The following description of the physiography of India is from Holdich's India, The Regions of the World Series:

"To the north-east and north-west (the two northern sides of the rhomboid) are vast elevations of land surface from the foot of which the peninsula of India stretches away southwards in gradually ascending grades. To the north-east and north-west exist elevated regions of plateau and tableland buttressed by mountain systems which form the staircases

between the plains and the plateau. On the north-east the huge upheaval of Tibet rising to 16,000 feet above sea-level, shuts off the rest of Asia with an unpassable barrier of sterile and stony uplands bordered India-wards by a vast mountain region which comprises many complicated minor systems whose central peaks are the highest in the world. These are the Himalaya. From the western extremity of the central Tibetan upheaval, mountain ranges curving southwards determine the initial direction of the rivers of China, Siam, Burma and Assam, and round off the north-eastern borderland of India with a series of walls as impassable as the solid block of the Tibetan plateau. On the extreme north, abutting on the north-west of Kashmir, the Pamirs (well called the Roof of the World) flank the depression north of the Tibetan plateau westward, and mark the geographical centre from which spring the Kuen Lun, hedging in Tibet to the north; the Himalaya dividing Tibet from India; the Thian-shan, which are but the south-western links in the central orographical axis of Asia, which reaches north-east for 4600 miles to the Behring Straits, and the Hindu Kush, with its subsidiary ranges, forming the north-western barrier of India."

The importance of this north-western barrier will be alluded to in connection with the ancient history of India.

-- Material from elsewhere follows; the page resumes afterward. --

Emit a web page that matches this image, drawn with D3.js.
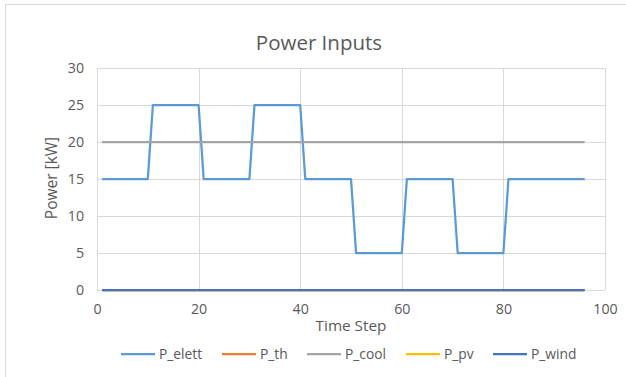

"To the south of the region of mountains is the region of depression which lies at its south-eastern foot, curving northward across the breadth of the peninsula from the Bay of Bengal (on the east) to the Arabian Sea (on the west), and including all the most fertile and densely populated districts of Hindustan. This is the great silt-formed land of India, the land of great rivers which flow through the Himalaya and the western mountains, bringing the soil of Tibet, of Afghanistan and Baluchistan to fertilise the land and nourish the swarming populations of Bengal, the United Provinces, the Punjab and Sind. In this area of depression (never rising more than a few hundred feet above sea-level and often only a few inches above) we must include Assam, the valley of the Brahmaputra. It may be noted here that all the three great river systems of India-the Indus, the Ganges and the Brahmaputra-derive a part of their water supply from sources which lie in the highlands beyond the Himalaya and the western mountains, and part from the countless valleys which lie hidden within the mountain folds.